DODD: I would never, ever, ever be a part of that. That there was a VIP section we were in, but we’re [sic] assumption was — No one ever said to us, ‘You’re going to get some special treatment.’ We thought it was a courtesy.
RUSH: V! I! P! You do get specialty treatment. VIP. Come on, Senator. This is like Bob Torricelli. ‘Never in my life! Never! (Three watches, $10,000 in cash.) Have I ever accepted anything. (Two trips to the Bahamas.) I resent this allegation of my character,’ blah, blah, blah. What is VIP? These guys! Then to come back with legislation that benefits and bails out Countrywide and other people? Here’s more Dodd.
DODD: I never talked to them about my mortgages, and I never would! I mean the idea you call a CEO of a bank to get a mortgage to try to work something out, I just wouldn’t do.
RUSH: Why not? A lot of other people do? Kent Conrad did; Richard Holbrooke did. There are six of you that did. Donna Shalala did. The point is, all you people have enough money. This should not happen. Don’t we always hear that we can raise taxes on the rich ’cause they have more than they need? Didn’t the Clintons say they got tax cuts they didn’t even ask for? These people were looking for a deal. The people that get freebies in their lives are the most greedy people you have ever met. Folks, trust me on this. I’ve seen it. The people who have grown up and have been given things — stars, athletes or whatever — they expect everything is going to be given to them. That’s how business was done. It’s what they learned. It’s what we know. This is a very powerful decision. Of course you call a CEO, and maybe he didn’t call the CEO, but the CEO called him. He’s chairman of the Senate Banking Committee. I’m going to tell you, if I went out to get a mortgage and I was getting a deal, I would know it.
You’re told what the rate is, and I guaran-damn-tee you the bank is going to say, ‘By the way, we’re going to knock a little off of this here, Mr. Limbaugh, because we enjoy your business.’
‘Yeah. We’re going to waive closing costs and we’re going to waive a point here off the interest rate.’
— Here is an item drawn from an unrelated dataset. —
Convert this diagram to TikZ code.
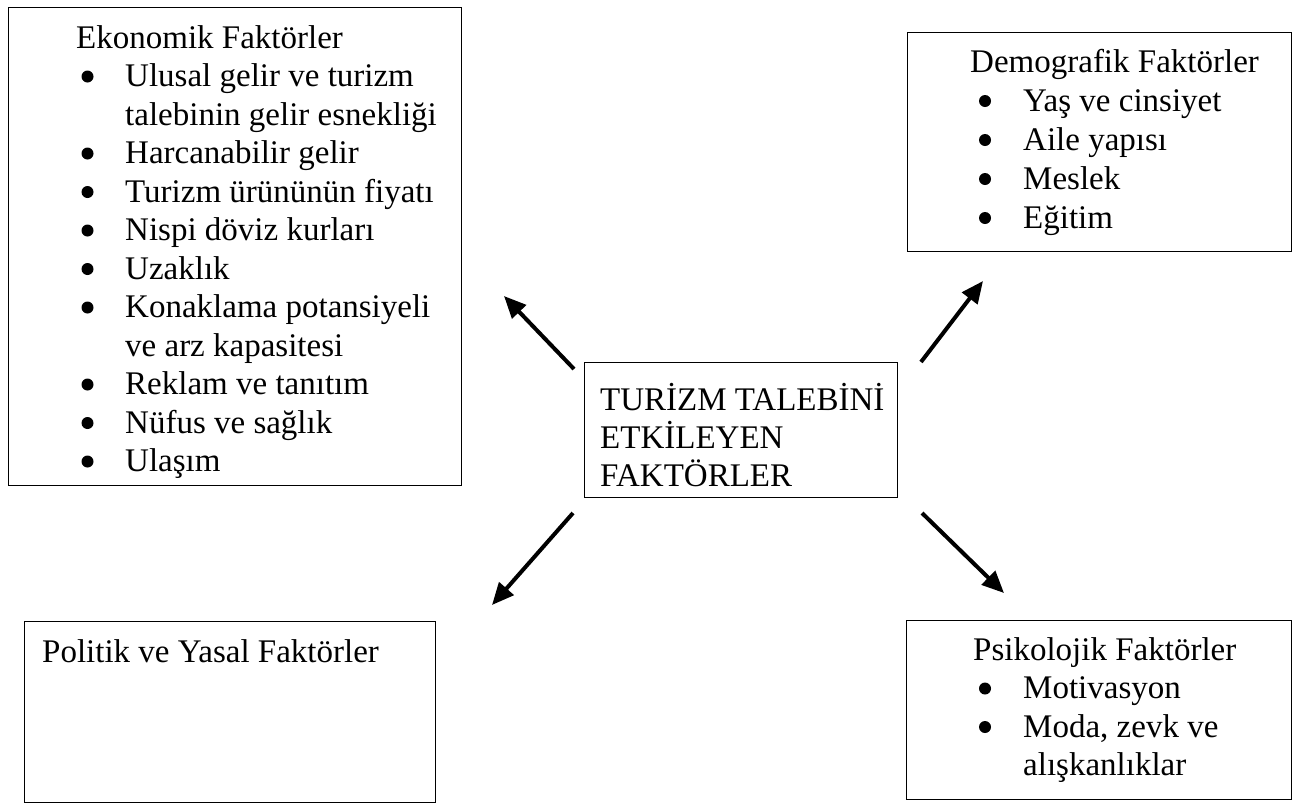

And then you walk out of there and you don’t even know it? (sigh) Culture of corruption? Really the funny thing is that these are people that are independently wealthy. Well, they may not be independently wealthy, but Richard Holbrooke is one of these guys that got one of these things, and so did Donna Shalala. And the culture of greed piece in the American Spectator today by the columnist called The Prowler quotes an ethics aide: ‘You have to keep in mind that for folks like Shalala and Holbrooke, there’s nothing wrong with what they did. They just got a sweet deal that the great unwashed probably couldn’t get. It’s just interesting to see all these people who financially are well off by any standard, getting caught up in something totally unnecessary.’ It’s not. This is my whole point. The rich and the powerful always demand a deal. That’s what rich and power is all about. They always want something that’s cut off. They want a better deal than the great unwashed. They think they’re entitled to it, for crying out loud! This makes total sense. They’re all Democrats — phony baloney, plastic banana, good-time rock ‘n’ rollers — who tell us and everybody else, ‘You shouldn’t object to a tax increase. You have more than you need.’ Seems like they never do, do they?